- ENTRIES PROVIDED
⁂
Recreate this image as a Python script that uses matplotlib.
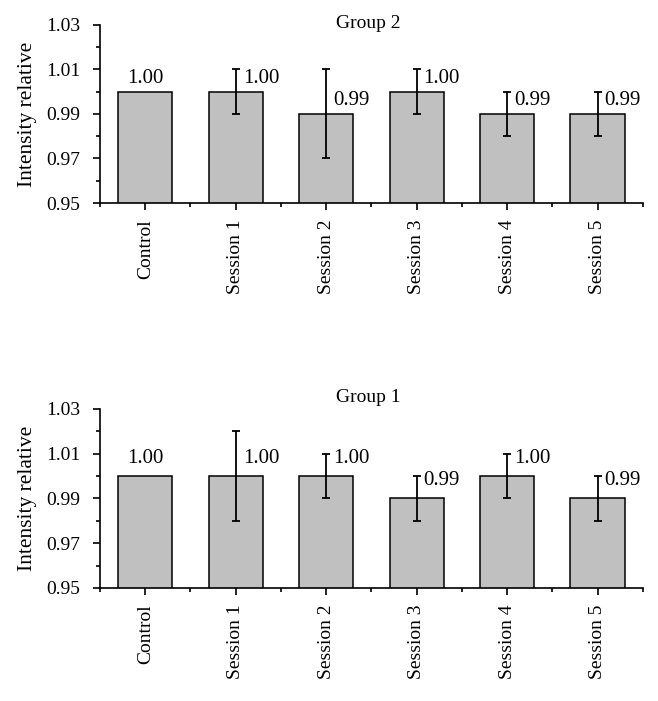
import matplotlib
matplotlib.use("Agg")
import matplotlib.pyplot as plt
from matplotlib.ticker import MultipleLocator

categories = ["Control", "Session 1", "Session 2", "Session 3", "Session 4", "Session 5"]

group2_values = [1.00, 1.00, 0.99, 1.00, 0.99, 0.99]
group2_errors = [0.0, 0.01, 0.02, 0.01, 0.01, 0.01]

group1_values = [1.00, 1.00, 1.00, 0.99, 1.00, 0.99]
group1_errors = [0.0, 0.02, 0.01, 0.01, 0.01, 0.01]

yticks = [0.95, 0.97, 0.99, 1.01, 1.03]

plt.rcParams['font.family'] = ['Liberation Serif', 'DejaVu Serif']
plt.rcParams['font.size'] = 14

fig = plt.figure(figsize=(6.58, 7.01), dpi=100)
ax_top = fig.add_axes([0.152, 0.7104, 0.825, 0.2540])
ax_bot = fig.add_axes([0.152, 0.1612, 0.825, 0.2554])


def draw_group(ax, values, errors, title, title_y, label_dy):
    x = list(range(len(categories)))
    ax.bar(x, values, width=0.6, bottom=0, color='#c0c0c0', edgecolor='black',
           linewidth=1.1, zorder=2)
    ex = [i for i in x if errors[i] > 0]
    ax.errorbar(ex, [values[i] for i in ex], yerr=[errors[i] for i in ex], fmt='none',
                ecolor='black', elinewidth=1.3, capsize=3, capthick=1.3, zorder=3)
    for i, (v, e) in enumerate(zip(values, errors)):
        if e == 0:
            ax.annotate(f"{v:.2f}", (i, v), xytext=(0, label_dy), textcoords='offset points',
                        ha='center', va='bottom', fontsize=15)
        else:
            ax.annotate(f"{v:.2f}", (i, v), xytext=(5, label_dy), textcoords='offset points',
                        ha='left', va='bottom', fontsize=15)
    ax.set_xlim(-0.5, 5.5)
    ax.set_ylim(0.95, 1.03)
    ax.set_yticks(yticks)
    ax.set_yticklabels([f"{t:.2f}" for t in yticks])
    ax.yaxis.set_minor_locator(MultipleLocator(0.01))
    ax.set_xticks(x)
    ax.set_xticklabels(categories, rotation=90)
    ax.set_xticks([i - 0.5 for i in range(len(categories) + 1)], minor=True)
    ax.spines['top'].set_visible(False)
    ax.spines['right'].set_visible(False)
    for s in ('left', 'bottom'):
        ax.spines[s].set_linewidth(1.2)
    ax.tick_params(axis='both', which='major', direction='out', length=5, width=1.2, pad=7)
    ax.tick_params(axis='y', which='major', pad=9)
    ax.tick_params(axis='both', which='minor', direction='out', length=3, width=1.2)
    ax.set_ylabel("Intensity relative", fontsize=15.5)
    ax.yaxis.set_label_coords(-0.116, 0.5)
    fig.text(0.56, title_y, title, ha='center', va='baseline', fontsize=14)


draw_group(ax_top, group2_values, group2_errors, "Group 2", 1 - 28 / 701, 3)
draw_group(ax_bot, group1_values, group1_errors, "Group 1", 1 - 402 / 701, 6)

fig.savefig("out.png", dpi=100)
⁂
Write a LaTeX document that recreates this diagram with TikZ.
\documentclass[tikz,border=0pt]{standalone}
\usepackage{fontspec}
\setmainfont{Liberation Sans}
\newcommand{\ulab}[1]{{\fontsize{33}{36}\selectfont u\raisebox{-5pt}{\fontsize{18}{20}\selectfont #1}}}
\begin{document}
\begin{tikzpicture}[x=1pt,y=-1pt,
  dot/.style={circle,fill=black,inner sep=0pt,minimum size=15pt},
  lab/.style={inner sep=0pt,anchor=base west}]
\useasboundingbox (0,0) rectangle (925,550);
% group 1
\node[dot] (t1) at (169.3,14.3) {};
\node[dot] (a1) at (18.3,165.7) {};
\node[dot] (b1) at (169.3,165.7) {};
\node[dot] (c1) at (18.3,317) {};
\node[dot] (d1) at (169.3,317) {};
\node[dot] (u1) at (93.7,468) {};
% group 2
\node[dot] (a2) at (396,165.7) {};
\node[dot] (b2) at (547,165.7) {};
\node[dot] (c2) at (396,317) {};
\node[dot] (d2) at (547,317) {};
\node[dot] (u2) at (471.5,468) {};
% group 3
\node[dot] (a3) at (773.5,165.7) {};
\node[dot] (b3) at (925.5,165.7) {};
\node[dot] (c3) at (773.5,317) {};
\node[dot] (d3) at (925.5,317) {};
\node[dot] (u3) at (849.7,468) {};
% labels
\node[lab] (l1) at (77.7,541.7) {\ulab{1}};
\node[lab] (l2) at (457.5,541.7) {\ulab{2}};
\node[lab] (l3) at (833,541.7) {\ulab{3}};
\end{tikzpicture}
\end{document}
⁂
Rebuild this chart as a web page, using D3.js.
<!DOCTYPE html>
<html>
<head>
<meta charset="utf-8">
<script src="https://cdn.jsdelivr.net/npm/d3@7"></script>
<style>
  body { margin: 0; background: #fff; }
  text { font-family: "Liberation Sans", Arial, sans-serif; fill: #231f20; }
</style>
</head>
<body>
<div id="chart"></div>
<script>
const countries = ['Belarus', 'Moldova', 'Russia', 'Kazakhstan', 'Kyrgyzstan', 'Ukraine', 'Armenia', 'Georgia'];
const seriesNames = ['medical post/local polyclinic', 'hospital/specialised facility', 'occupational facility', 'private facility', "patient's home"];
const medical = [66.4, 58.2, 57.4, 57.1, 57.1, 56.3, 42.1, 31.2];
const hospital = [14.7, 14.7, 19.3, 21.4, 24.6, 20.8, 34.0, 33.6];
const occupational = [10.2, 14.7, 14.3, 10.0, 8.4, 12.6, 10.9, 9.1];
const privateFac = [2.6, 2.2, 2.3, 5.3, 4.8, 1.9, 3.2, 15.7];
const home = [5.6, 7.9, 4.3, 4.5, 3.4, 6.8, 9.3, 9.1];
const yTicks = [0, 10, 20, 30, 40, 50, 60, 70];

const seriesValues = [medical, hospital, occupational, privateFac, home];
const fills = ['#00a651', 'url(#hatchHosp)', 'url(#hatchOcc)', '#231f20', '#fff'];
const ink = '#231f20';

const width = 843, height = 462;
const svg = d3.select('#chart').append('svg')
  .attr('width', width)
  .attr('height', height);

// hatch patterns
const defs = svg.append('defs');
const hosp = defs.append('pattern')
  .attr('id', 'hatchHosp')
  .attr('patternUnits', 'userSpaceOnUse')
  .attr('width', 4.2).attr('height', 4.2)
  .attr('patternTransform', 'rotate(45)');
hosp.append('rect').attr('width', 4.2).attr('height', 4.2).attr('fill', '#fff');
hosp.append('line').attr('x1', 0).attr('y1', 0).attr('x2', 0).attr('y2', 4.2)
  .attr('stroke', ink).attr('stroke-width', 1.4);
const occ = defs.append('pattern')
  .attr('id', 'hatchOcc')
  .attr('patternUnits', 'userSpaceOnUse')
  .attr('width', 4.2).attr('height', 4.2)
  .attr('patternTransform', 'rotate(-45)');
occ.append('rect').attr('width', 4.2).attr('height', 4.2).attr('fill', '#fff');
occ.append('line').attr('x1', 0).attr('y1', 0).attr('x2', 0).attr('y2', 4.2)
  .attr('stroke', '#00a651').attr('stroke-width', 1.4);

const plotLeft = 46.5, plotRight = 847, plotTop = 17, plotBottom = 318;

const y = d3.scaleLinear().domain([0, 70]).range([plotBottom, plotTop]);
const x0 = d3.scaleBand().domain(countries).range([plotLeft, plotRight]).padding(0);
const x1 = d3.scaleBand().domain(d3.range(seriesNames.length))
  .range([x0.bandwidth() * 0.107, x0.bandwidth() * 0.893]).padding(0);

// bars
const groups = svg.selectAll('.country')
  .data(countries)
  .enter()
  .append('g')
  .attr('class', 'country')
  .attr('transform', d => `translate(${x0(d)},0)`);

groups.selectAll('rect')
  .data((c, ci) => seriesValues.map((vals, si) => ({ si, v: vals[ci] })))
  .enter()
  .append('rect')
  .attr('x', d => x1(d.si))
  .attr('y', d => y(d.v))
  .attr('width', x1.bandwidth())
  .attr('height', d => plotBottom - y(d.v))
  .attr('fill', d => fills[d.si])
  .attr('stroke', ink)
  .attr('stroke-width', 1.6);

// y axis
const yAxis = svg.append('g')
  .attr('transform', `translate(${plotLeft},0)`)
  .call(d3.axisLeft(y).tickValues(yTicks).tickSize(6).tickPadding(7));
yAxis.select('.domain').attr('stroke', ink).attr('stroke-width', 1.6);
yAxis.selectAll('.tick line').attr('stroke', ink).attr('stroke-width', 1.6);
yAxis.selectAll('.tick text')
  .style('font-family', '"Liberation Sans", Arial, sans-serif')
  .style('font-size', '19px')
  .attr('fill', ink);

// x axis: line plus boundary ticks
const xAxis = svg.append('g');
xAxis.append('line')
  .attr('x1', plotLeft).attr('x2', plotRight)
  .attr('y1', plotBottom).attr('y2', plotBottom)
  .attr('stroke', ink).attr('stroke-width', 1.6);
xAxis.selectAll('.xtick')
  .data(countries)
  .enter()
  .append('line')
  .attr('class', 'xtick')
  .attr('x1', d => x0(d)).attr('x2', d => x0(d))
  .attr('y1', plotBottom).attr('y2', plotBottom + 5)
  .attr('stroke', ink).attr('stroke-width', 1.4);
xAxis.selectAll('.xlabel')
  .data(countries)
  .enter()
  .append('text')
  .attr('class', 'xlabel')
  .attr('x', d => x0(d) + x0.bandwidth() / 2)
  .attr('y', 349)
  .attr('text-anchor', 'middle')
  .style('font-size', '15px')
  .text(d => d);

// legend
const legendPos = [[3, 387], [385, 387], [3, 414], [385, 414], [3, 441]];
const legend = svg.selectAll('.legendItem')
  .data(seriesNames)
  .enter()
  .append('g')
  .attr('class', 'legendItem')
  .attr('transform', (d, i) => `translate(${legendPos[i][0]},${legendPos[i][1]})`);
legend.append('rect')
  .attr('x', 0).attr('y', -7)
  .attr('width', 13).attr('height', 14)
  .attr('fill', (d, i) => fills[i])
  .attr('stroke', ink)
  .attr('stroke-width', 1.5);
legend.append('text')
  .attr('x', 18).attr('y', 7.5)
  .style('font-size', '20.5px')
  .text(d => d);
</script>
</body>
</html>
⁂
- WHAT IS EXPECTED
Beginning with the line above that contains "Recreate this image" and ending with the line that contains "ax_bot = fig.add_axes([0.152, 0.1612, 0.825, 0.2554])", quote each line exactly, keeping out the pictures.

- EXPECTED ANSWER
Recreate this image as a Python script that uses matplotlib.
import matplotlib
matplotlib.use("Agg")
import matplotlib.pyplot as plt
from matplotlib.ticker import MultipleLocator

categories = ["Control", "Session 1", "Session 2", "Session 3", "Session 4", "Session 5"]

group2_values = [1.00, 1.00, 0.99, 1.00, 0.99, 0.99]
group2_errors = [0.0, 0.01, 0.02, 0.01, 0.01, 0.01]

group1_values = [1.00, 1.00, 1.00, 0.99, 1.00, 0.99]
group1_errors = [0.0, 0.02, 0.01, 0.01, 0.01, 0.01]

yticks = [0.95, 0.97, 0.99, 1.01, 1.03]

plt.rcParams['font.family'] = ['Liberation Serif', 'DejaVu Serif']
plt.rcParams['font.size'] = 14

fig = plt.figure(figsize=(6.58, 7.01), dpi=100)
ax_top = fig.add_axes([0.152, 0.7104, 0.825, 0.2540])
ax_bot = fig.add_axes([0.152, 0.1612, 0.825, 0.2554])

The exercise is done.